_EXERCISE AIM_.
Copy every line with the string "this" in it.

(Part of a data file)
┄┄┄┄┄┄┄┄┄┄

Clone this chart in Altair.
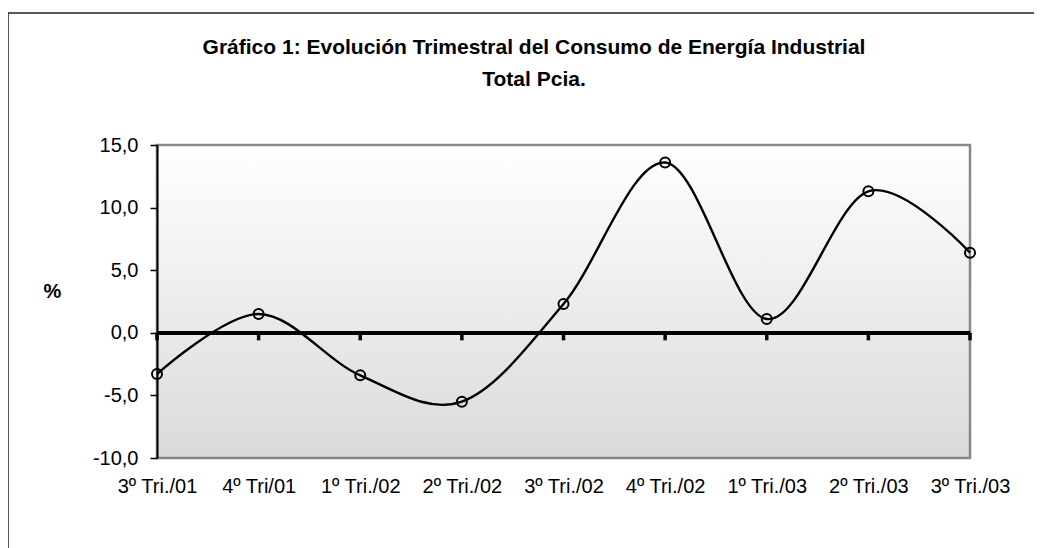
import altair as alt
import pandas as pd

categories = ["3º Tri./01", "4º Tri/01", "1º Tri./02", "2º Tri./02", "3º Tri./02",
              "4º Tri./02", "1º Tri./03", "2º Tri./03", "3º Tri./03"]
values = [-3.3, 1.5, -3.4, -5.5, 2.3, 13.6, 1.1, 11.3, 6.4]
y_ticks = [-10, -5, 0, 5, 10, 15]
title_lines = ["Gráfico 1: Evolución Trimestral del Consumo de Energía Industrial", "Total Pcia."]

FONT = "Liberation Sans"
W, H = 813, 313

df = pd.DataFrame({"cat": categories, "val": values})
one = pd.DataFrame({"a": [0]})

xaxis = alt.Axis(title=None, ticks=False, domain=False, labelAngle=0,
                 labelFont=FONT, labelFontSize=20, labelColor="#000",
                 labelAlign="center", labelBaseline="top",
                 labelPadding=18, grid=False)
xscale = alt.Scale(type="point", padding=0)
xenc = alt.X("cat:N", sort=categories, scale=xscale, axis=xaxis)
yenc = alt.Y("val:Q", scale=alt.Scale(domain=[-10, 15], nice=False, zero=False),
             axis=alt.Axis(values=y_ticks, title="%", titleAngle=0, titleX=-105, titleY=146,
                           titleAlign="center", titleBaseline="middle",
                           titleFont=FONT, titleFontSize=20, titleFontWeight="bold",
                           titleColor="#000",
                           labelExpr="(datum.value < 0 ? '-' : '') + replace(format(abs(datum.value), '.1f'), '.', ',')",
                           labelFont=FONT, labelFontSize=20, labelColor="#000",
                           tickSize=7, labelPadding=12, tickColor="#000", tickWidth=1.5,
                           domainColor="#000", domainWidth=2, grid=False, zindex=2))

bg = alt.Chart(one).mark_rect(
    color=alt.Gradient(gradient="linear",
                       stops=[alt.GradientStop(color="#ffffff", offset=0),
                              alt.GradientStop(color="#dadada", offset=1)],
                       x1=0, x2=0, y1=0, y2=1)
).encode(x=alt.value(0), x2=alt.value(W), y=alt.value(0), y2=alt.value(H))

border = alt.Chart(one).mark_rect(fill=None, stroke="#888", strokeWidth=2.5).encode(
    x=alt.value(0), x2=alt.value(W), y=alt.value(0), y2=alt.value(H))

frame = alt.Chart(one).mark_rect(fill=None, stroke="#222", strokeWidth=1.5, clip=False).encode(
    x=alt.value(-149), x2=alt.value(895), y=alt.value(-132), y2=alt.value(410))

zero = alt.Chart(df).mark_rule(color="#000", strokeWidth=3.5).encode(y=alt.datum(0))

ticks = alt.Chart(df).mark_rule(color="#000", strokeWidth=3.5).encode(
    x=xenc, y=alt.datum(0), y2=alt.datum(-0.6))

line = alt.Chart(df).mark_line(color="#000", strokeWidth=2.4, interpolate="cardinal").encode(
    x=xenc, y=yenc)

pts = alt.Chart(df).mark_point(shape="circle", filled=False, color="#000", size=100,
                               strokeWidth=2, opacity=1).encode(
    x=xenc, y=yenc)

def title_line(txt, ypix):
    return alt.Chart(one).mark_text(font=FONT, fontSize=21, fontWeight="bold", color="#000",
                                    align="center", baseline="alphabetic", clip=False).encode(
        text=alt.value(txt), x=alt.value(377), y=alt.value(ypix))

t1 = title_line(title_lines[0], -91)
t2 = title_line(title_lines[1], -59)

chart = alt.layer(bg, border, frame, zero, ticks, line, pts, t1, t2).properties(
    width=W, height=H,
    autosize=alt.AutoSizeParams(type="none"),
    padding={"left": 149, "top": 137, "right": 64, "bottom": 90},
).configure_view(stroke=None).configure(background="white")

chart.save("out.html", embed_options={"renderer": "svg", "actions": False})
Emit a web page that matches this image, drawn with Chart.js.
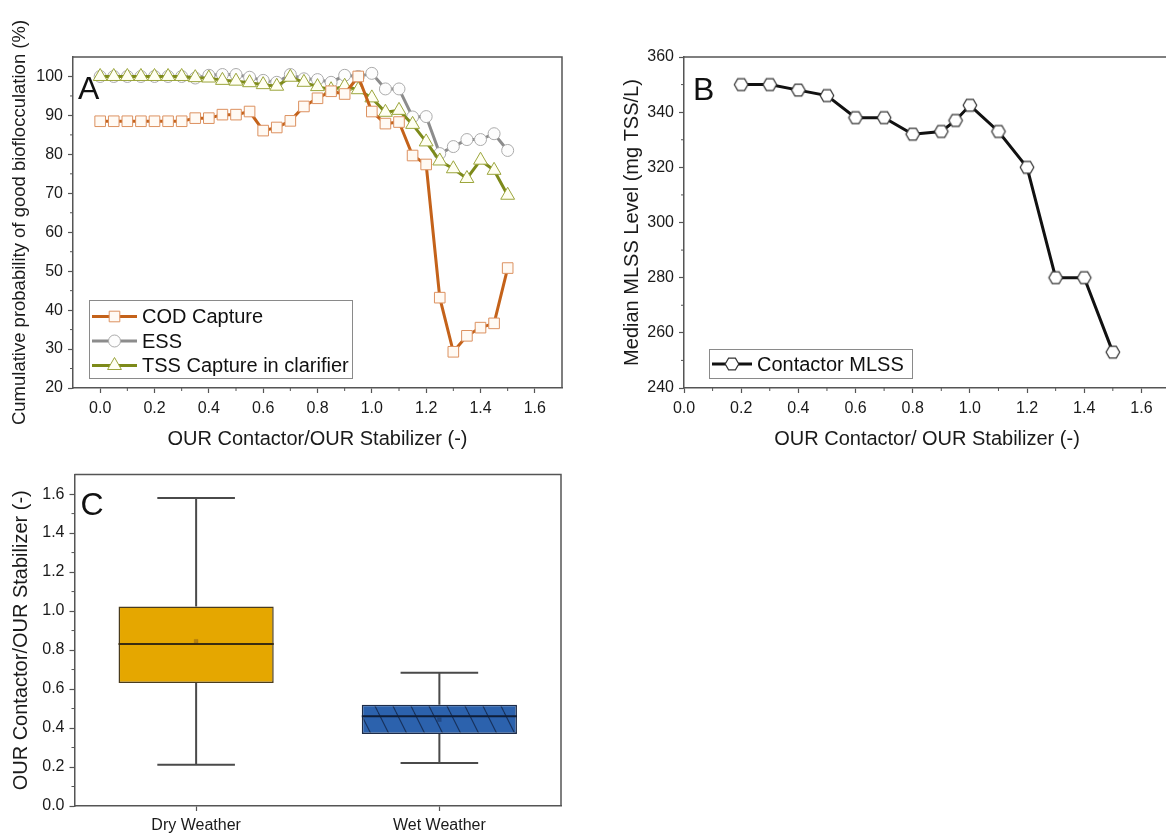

┄┄┄┄┄┄┄┄┄┄

_FULL ANSWER_.
Clone this chart in Altair.
Emit a web page that matches this image, drawn with Chart.js.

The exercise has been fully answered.